Thu 14th Dec, 2006
Med students’ debt exceeds first year salary
Research from the British Medical Association (BMA) has found that the average debt of a final year medical student now exceeds £21,000, reports the Guardian. This is £1,000 more than the basic annual salary of a junior doctor. The BMA’s survey of almost 2,000 medical students showed that average debt levels has risen from £20,963 last year to £21,755 this year, with new doctors earning £20,741 in their first year.
The research showed that 13 per cent of those surveyed owed more than £25,000, with 100 owing over £30,000 and one student reported as owing £53,000. Medical students study for longer than students on other degree courses and may have to buy specialist equipment. Some 90 per cent of the students surveyed had student loans, with 60 per cent also having an overdraft and 17 per cent having a bank loan. More than 60 per cent of those polled were also carrying a £1,000 credit card debt.

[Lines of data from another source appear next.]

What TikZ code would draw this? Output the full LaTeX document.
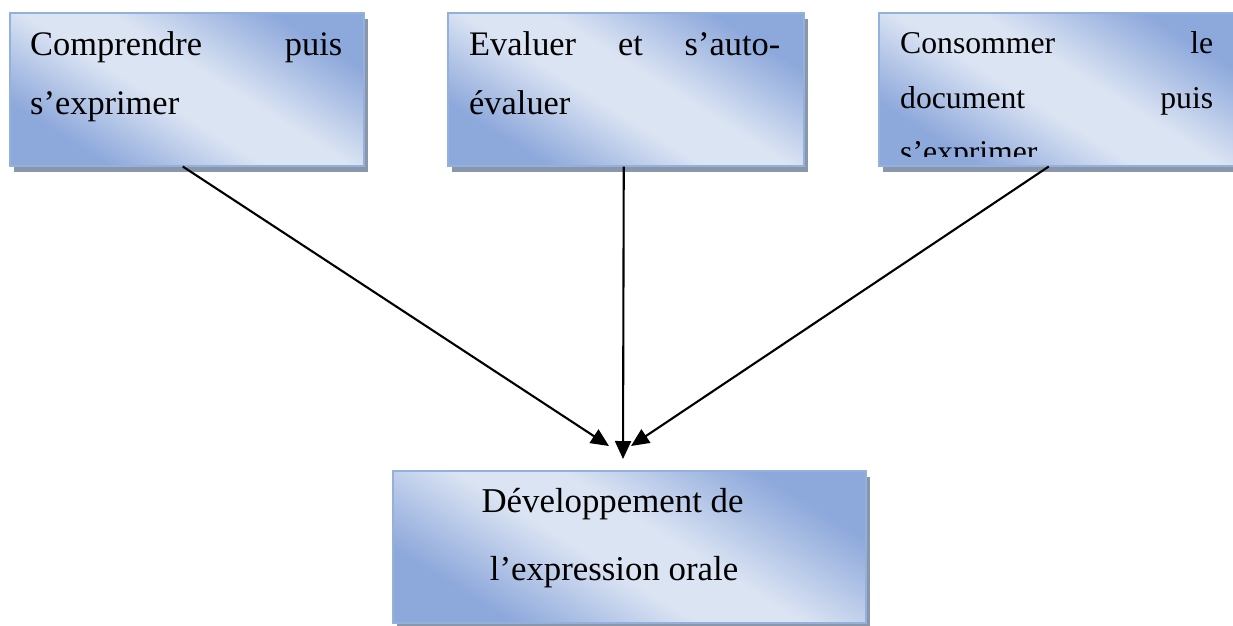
\documentclass[tikz,border=0pt]{standalone}
\usepackage{fontspec}
\setmainfont{Liberation Serif}
\usetikzlibrary{shadows,arrows.meta,calc}
\definecolor{gdark}{RGB}{141,168,219}
\definecolor{glight}{RGB}{219,228,243}
\definecolor{bordc}{RGB}{148,176,220}
\definecolor{shadc}{RGB}{138,150,170}
\pgfdeclarehorizontalshading{wordgrad}{100bp}{color(0bp)=(gdark); color(27bp)=(gdark); color(45bp)=(glight); color(55bp)=(glight); color(74bp)=(gdark); color(100bp)=(gdark)}
\tikzset{
  gbox/.style={rectangle, anchor=north west, inner sep=0pt, draw=bordc, line width=1.5pt,
    shading=wordgrad, shading angle=58,
    drop shadow={shadow xshift=4pt, shadow yshift=-6pt, fill=shadc, opacity=1}},
  lineA/.style={anchor=base west, inner sep=0pt, font=\fontsize{34.4}{40}\selectfont},
  lineB/.style={anchor=base west, inner sep=0pt, font=\fontsize{31.7}{38}\selectfont},
  lineC/.style={anchor=base, inner sep=0pt, font=\fontsize{34.8}{40}\selectfont},
  arr/.style={line width=2.1pt, draw=black, -{Triangle[length=18pt,width=16pt]}}
}
\begin{document}
\begin{tikzpicture}[x=1pt,y=-1pt]
\useasboundingbox (0,0) rectangle (1233,625);
% boxes
\node[gbox, minimum width=354pt, minimum height=153pt] (b1) at (9,12) {};
\node[gbox, minimum width=356pt, minimum height=153pt] (b2) at (447,12) {};
\node[gbox, minimum width=358pt, minimum height=153pt] (b3) at (878,12) {};
\node[gbox, minimum width=473pt, minimum height=152pt] (b4) at (392,470) {};
% texts box 1
\node[lineA] (t1a) at (30,55) {\makebox[312pt][s]{Comprendre puis}};
\node[lineA] (t1b) at (30,114) {s’exprimer};
% texts box 2
\node[lineA] (t2a) at (469,55) {\makebox[311pt][s]{Evaluer et s’auto-}};
\node[lineA] (t2b) at (469,114) {évaluer};
% texts box 3
\node[lineB] (t3a) at (900,53) {\makebox[313pt][s]{Consommer le}};
\node[lineB] (t3b) at (900,108) {\makebox[313pt][s]{document puis}};
\begin{scope}
  \clip (878,12) rectangle (1233,156);
  \node[lineB] (t3c) at (900,162) {s’exprimer};
\end{scope}
% text box 4
\node[lineC] (t4a) at (612.5,512) {Développement de};
\node[lineC] (t4b) at (614,580) {l’expression orale};
% arrow ends
\coordinate (tipL) at (609,446);
\coordinate (tipM) at (623,459);
\coordinate (tipR) at (631,446);
\draw[arr] ($(b1.south)+(-4,0)$) -- (tipL);
\draw[arr] ($(b2.south)+(-2,0)$) -- (tipM);
\draw[arr] ($(b3.south)+(-9,0)$) -- (tipR);
\end{tikzpicture}
\end{document}
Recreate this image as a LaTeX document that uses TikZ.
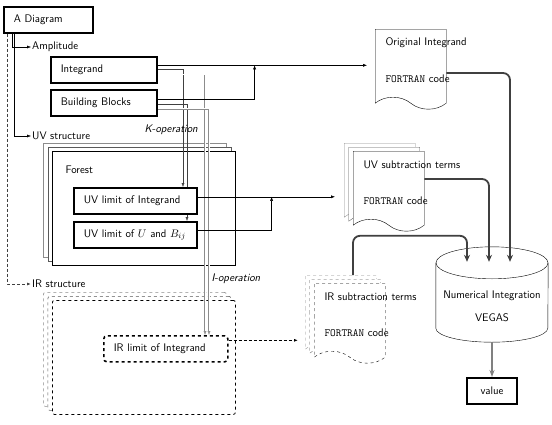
\documentclass[tikz,border=0pt]{standalone}
\usetikzlibrary{shapes.symbols,shadows,arrows.meta}
\renewcommand{\familydefault}{\sfdefault}
\pgfdeclarelayer{stacklayer}
\pgfdeclarelayer{linelayer}
\pgfsetlayers{stacklayer,linelayer,main}
\begin{document}
\begin{tikzpicture}
[x=1pt,y=-1pt,
  every node/.style={font=\fontsize{11}{13}\selectfont},
  boxdecorate/.style={draw,line width=1.6pt,fill=white,minimum height=26pt,
    inner xsep=10pt,inner ysep=0pt,align=left,anchor=north west},
  stackdecorate/.style={draw,fill=white,minimum width=183pt,minimum height=114pt,
    inner sep=0pt,anchor=north west,
    copy shadow={shadow xshift=-9pt,shadow yshift=8pt,draw=black!45,#1},
    copy shadow={shadow xshift=-4.5pt,shadow yshift=4pt,draw=black!65,#1}},
  docdecorate/.style={draw,fill=white,tape,tape bend top=none,
    tape bend bottom=out and in,tape bend height=12pt,
    minimum width=71pt,minimum height=80pt,inner sep=0pt,anchor=north west},
  docstack/.style={docdecorate,
    copy shadow={shadow xshift=-9pt,shadow yshift=8pt,draw=black!45,#1},
    copy shadow={shadow xshift=-4.5pt,shadow yshift=4pt,draw=black!65,#1}},
  arrowdecorate/.style={-{Latex[length=4pt,width=3pt]}},
  kline/.style={arrowdecorate,draw=black!75},
  iline/.style={arrowdecorate,draw=black!45,double,double distance=0.8pt},
  irline/.style={arrowdecorate,densely dashed,thick},
  feed/.style={-{Stealth[length=7pt,width=6pt]},draw=black!75,line width=1.8pt,
    rounded corners=7pt},
  scale=1]
\useasboundingbox (0,0) rectangle (552,424);
%% stacks behind everything
\begin{pgfonlayer}{stacklayer}
\node (forest) at (52,151) [stackdecorate={}] {};
\node (irstack) at (52,300) [stackdecorate={dashed,semithick},dashed,thick,
  rounded corners=2pt] {};
\end{pgfonlayer}
%% boxes
\foreach \nodename/\txt/\x/\y/\w in {diag/A Diagram/3/6/69, integ/Integrand/50/56/86,
  bb/Building Blocks/50/89/86, uvint/UV limit of Integrand/73/187/103,
  uvub/UV limit of $U$ and $B_{ij}$/73/221/103} {
  \node (\nodename) at (\x,\y) [boxdecorate,text width=\w pt] {\txt};
}
\node (irlim) at (103,335) [boxdecorate,dashed,rounded corners=3pt,text width=104pt]
  {IR limit of Integrand};
\node (value) at (492,391) [draw,line width=2pt,minimum width=50pt,minimum height=26pt]
  {value};
%% labels
\foreach \nodename/\txt/\y in {amp/Amplitude/47, uvs/UV structure/136,
  irs/IR structure/284} {
  \node (\nodename) at (31,\y) [anchor=west,inner sep=1pt] {\txt};
}
\node (forestlbl) at (62,170) [anchor=west] {Forest};
\node (kop) at (141,130) [anchor=west] {\textit{K-operation}};
\node (iop) at (208,279) [anchor=west] {\textit{I-operation}};
%% documents
\node (orig) at (375,29) [docdecorate] {};
\node (uvdoc) at (353,151) [docstack={}] {};
\node (irdoc) at (314,283) [docstack={dashed},dashed] {};
\foreach \nodename/\txt in {orig/Original Integrand, uvdoc/UV subtraction terms,
  irdoc/IR subtraction terms} {
  \node (\nodename-txt) at ([xshift=7pt,yshift=-14pt]\nodename.north west)
    [anchor=west] {\txt};
  \node (\nodename-code) at ([xshift=7pt,yshift=-50pt]\nodename.north west)
    [anchor=west] {\texttt{FORTRAN} code};
}
%% cylinder
\node (cyl) at (492,294.5) [minimum width=112pt,minimum height=95pt,inner sep=0pt] {};
\draw ([yshift=-16pt]cyl.north) ellipse [x radius=56pt,y radius=16pt];
\draw ([yshift=-16pt]cyl.north west) -- ([yshift=14pt]cyl.south west)
  arc [start angle=180,end angle=360,x radius=56pt,y radius=14pt]
  -- ([yshift=-16pt]cyl.north east);
\node (cyltxt) at ([yshift=-12pt]cyl.center) [align=center]
  {Numerical Integration\\[10pt]VEGAS};
%% edges or lines
\coordinate (integout) at ([yshift=4.5pt]integ.east);
\coordinate (join1) at ([xshift=97pt]integout);
\coordinate (uvout) at ([yshift=4pt]uvint.east);
\coordinate (join2) at ([xshift=74pt]uvout);
\coordinate (irout) at ([yshift=8.5pt]irlim.east);
\draw[arrowdecorate,shorten >=8pt] (integout) -- (integout -| orig.west);
\draw[arrowdecorate] ([yshift=4pt]bb.east) -| (join1);
\draw[arrowdecorate,shorten >=18pt] (uvout) -- (uvout -| uvdoc.west);
\draw[arrowdecorate] ([yshift=5pt]uvub.east) -| (join2);
\draw[irline,shorten >=16pt] (irout) -- (irout -| irdoc.west);
\draw[arrowdecorate] ([xshift=9pt]diag.south west) |- (amp.west);
\draw[arrowdecorate] ([xshift=11pt]diag.south west) |- (uvs.west);
\draw[arrowdecorate,densely dashed,draw=black!75,line width=0.8pt]
  ([xshift=4.5pt]diag.south west) |- (irs.west);
\begin{pgfonlayer}{linelayer}
\draw[kline] ([yshift=0.5pt]integ.east) -| ([xshift=110pt]uvint.north west);
\draw[kline] ([yshift=-1pt]bb.east) -| ([xshift=114pt]uvub.north west);
\draw[iline] ([yshift=-4.5pt]integ.east) -| ([xshift=102pt]irlim.north west);
\draw[iline] ([yshift=-6pt]bb.east) -| ([xshift=106pt]irlim.north west);
\end{pgfonlayer}
\draw[feed] ([yshift=-44pt]orig.north east) -| ([xshift=18pt,yshift=-15pt]cyl.north);
\draw[feed] ([yshift=-28pt]uvdoc.north east) -| ([xshift=-3pt,yshift=-15pt]cyl.north);
\draw[feed] ([xshift=39pt,yshift=8pt]irdoc.north west)
  |- ([xshift=-25pt,yshift=11pt]cyl.north) -- ([xshift=-25pt,yshift=-15pt]cyl.north);
\draw[-{Stealth[length=7pt,width=5pt]},draw=black!50,line width=1.5pt]
  (cyl.south) -- (value.north);
\end{tikzpicture}
\end{document}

The BMA says that debt levels were likely to rise in the wake of university top up fees, adding that this might stop people from poorer backgrounds from training for the medical profession. The Guardian quotes Emily Rigby, of the BMA’s medical students committee, as saying: ‘The government has said it wants to increase the number of UK doctors and to widen participation in medicine. It will fail in both of these aims unless it takes action to tackle the significant financial pressures facing medical students. Becoming a doctor should be about your commitment to medicine and patient care, not the amount of money you are prepared to borrow.’